Originally published April 7 2005
Maryland couple wants stricter legal definition of the word "organic"
by Mike Adams, the Health Ranger, NaturalNews Editor
After surviving cancer, Diana Kaye is very sensitive to additives in cosmetics and skin care products, so she and Jim Hahn are calling for stricter rules on the uses of the word "organic". Many skin care products will add organic ingredients to normal products, then put the word organic into the name. However, Kaye and Hahn mix their own products with all 100% organic ingredients, and they want other organic products to follow the same rules.
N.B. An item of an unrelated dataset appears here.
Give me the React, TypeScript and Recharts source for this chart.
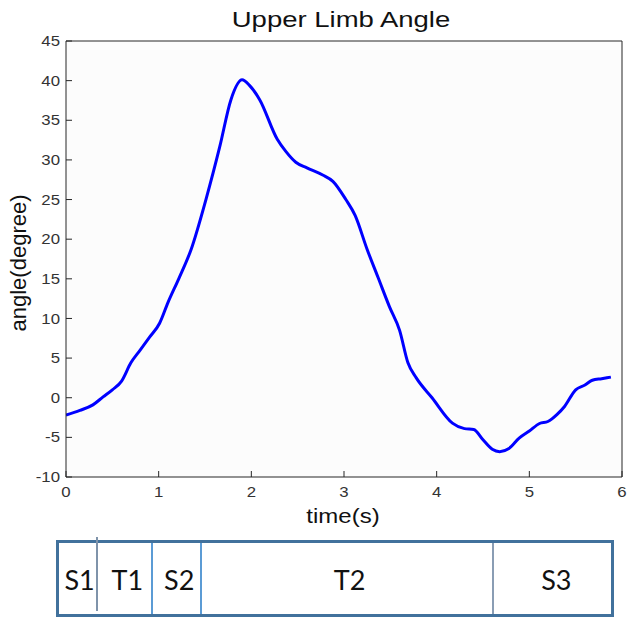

- A medical twist of fate inspired Diana Kaye and Jim Hahn, former interior designer and architect, to ditch their harried careers at an architectural firm on Dupont Circle in Washington, D.C.
- Launching a crusade for a more stringent legal definition of "organic", they now farm an herbal garden and mix natural ingredients to produce dozens of organic products in their humble shop, Terressentials, off U.S. Route 40 in Middletown.
- From clay-based shampoo to beeswax skin balm, their products are shipped and sold to small organic shops nationwide, a 100-percent pure organic market they said is increasing in demand.
- Sipping herbal tea in their barn-turned-boutique with sharp peppermint and coconut oil aromas Thursday, they said certified organic skin care products should meet the same requirements as organic food products because they are absorbed into the skin.
- "The broad issue is not just personal choice, but we feel people aren't being given all the facts," Hahn said.
- "When you're in a store, you can see USDA certified organic food.
- But if you walk to the other side of the room [to the skin care products] the definition changes.
- Most companies put in only a small amount of organic material and label it 'organic.'"
- In white lab coats, they mix USDA-certified natural ingredients to create skin care products and cosmetics that will avoid triggering asthma symptoms in Kaye, who, after doses of chemotherapy treatments for cancer, is sensitive to many synthetic products.
- Terressentials is located at 2650 Old National Pike in Middletown.